University of Rochester

Redrawing the Map of Europe Puts Poland in the European Union Visiting Professor at Rochester Leads Continuing Economic Reforms

December 24, 2002

The Polish economist who was a key architect of that country's reforms in the mid-1990s is again directing economic policies as Poland prepares to join the European Union. The recent announcement that 10 new members will enter the union places Poland among 25 countries in the expanding European collaboration.

Grzegorz W. Kolodko, Poland's first deputy premier and minister of finance, began teaching political science and economics courses at the University of Rochester in 1999. His role in shaping Poland's transition from socialism to the free market gave students an insider's view of the dramatic changes in central and eastern Europe in the last dozen years. In 2000, Kolodko was named the John C. Evans Visiting Professor in Polish and European Studies.

Under Kolodko and Prime Minister Leszek Miller, Poland is now working to grow its economy, reduce unemployment, and help restructure troubled companies. When Kolodko held the same post from 1994 to 1997, Poland experienced sustained economic growth. Income increased by 28 percent, inflation fell 25 points, and unemployment dropped seven points to a post-transition low.

"The most important target of my policies now is to bring Poland back to the path of fast growth," the finance minister has said. But the role of finance minister in Poland "is a difficult task at the best of times," wrote Italian economist D. Mario Nuti recently. "In European Union candidate countries today, the challenges for a minister of finance are even more daunting in view of EU strictures and the fiscal shock" placed on public finances, said Nuti in Rzeczpospolita (Republic), Warsaw's main newspaper.

At Rochester, Kolodko taught in the Skalny Center for Polish and Central European Studies and the Department of Political Science. He also traveled widely and wrote articles for Polish and Polish-American journals about economic issues.

In this expansion of the European Union, Poland stands as the largest country. Almost half of the 75 million more people to be added to the union live in Poland. Others invited to join at the same time are the Czech Republic; Hungary; Slovakia; Lithuania; Latvia; Estonia; Slovenia; Cyprus; and Malta.

Each country must hold a public referendum on joining, but opinion polls indicate that support is strong in all 10 countries. This explosion of Europe's boundaries is seen as an historic move, which will become official in May 2004.

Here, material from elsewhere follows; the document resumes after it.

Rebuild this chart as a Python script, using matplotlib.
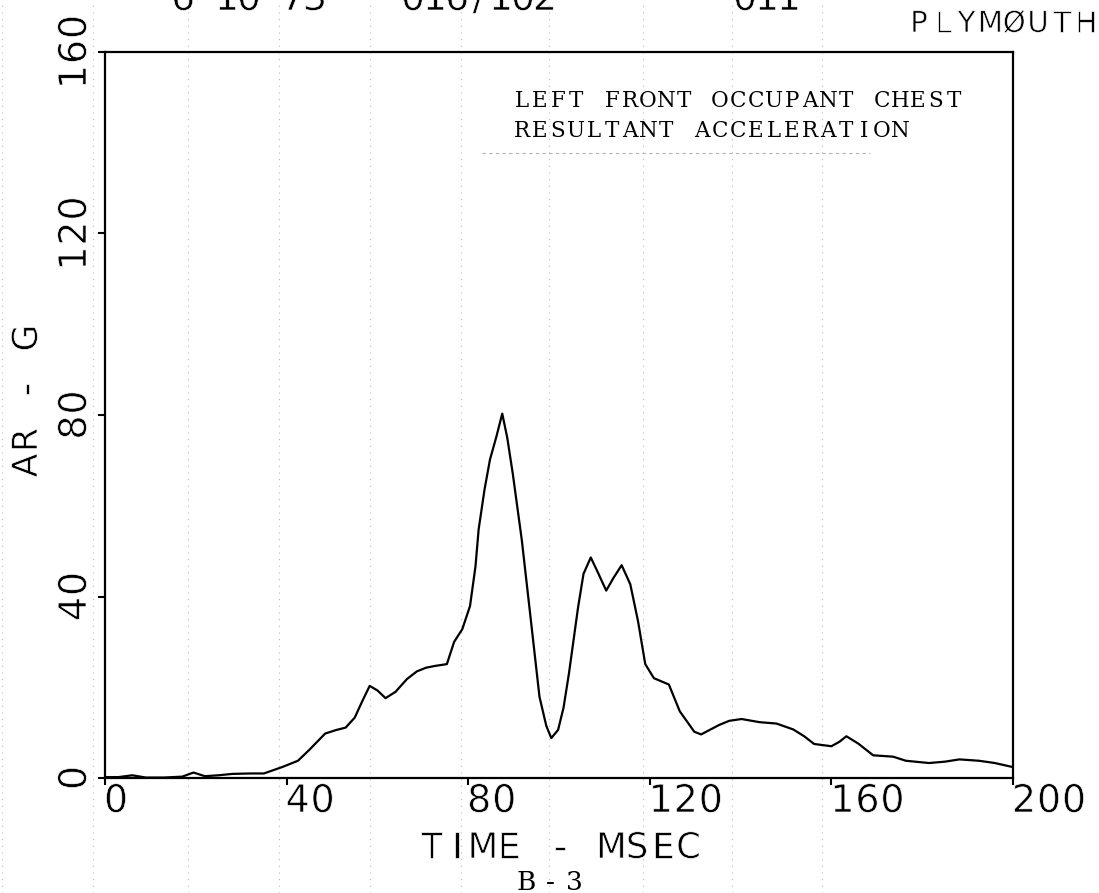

In his years away from government service, Kolodko taught at universities and advised European governments and international organizations on monetary issues. He also is director of TIGER (Transformation, Integration and Globalization Economic Research), a center that pursues efficiency and economic equity for post-socialist countries in transition.

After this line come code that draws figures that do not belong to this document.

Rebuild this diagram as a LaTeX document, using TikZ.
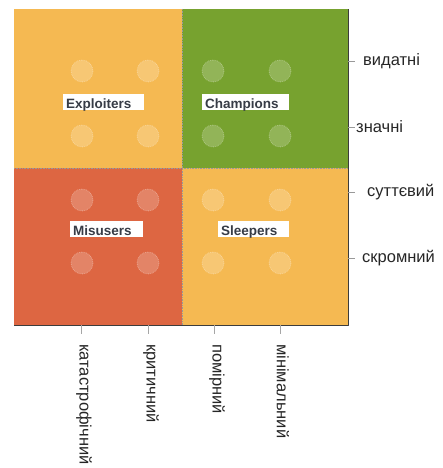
\documentclass[tikz,border=0pt]{standalone}
\usepackage{fontspec}
\setmainfont{Liberation Sans}
\definecolor{quadorange}{RGB}{245,185,82}
\definecolor{quadgreen}{RGB}{119,162,47}
\definecolor{quadred}{RGB}{221,102,66}
\definecolor{axisgray}{RGB}{60,60,60}
\definecolor{labelgray}{RGB}{55,60,70}
\begin{document}
\begin{tikzpicture}[x=1pt,y=-1pt,line join=round,
    dot/.style={fill=white,fill opacity=0.2,draw=white,draw opacity=0.3,densely dotted,line width=0.8pt},
    quadlabel/.style={fill=white,text=labelgray,font=\fontsize{13.5}{15}\selectfont\bfseries,
      anchor=south west,inner xsep=3pt,inner ysep=1pt,text height=14pt,text depth=0pt,align=left},
    ticklabel/.style={font=\fontsize{16.5}{18}\selectfont,text=black!85,inner sep=0pt}]
  \useasboundingbox (0,0) rectangle (442,468);
  % quadrants
  \fill[quadorange] (14,9) rectangle (182,168);
  \fill[quadgreen] (182,9) rectangle (348,168);
  \fill[quadred] (14,168) rectangle (182,325);
  \fill[quadorange] (182,168) rectangle (348,325);
  \draw[densely dotted,black!40,line width=0.6pt] (182,9) -- (182,325);
  \draw[densely dotted,black!40,line width=0.6pt] (14,168) -- (348,168);
  \foreach \x in {82,148,213,280} {
      \foreach \y in {71,136,200,263} {
          \filldraw[dot] (\x,\y) circle (11);
        }
    }

  \node[quadlabel,text width=75pt] (exploiters) at (63,110) {Exploiters};
  \node[quadlabel,text width=81pt] (champions) at (202,110) {Champions};
  \node[quadlabel,text width=67pt] (misusers) at (70,237) {Misusers};
  \node[quadlabel,text width=65pt] (sleepers) at (218,237) {Sleepers};

  % axes
  \draw[axisgray,line width=1pt] (14,325) -- (348,325) -- (348,9);
  \foreach \y/\xs/\name/\txt in {61/363/vydatni/видатні,127/356/znachni/значні,
      192/367/suttevyi/суттєвий,258/362/skromnyi/скромний} {
      \draw[black!40] (348,\y) -- (355,\y);
      \node[ticklabel,anchor=west] (\name) at (\xs,\y) {\txt};
    }
  \foreach \x/\name/\txt in {81/katastrof/катастрофічний,148/krytychnyi/критичний,
      214/pomirnyi/помірний,280/minimalnyi/мінімальний} {
      \draw[black!35] (\x,325) -- (\x,334);
      \node[ticklabel,rotate=-90,anchor=west] (\name) at (\x+3,344) {\txt};
    }
\end{tikzpicture}
\end{document}
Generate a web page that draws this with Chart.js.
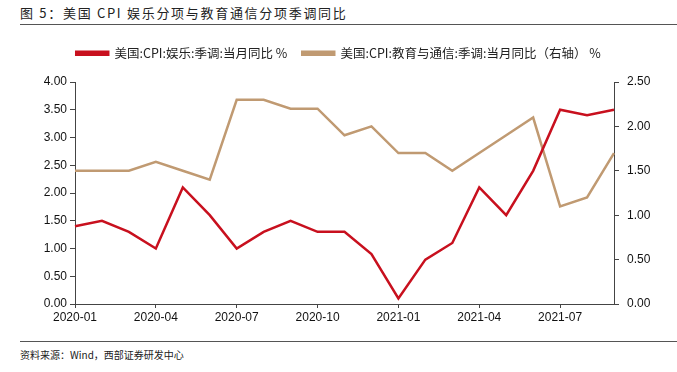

Kolodko, who has a doctorate from the Warsaw School of Economics, was appointed first deputy premier and minister of finance for the second time in July. He is the author of a number of books, including Post-Communist Transition: The Thorny Road (University of Rochester Press, 2000); From Shock to Therapy: The Political Economy of Postsocialist Transformations (Oxford University Press, 2000); and Globalization and Catching-Up in Transition Economies (University of Rochester Press, 2002).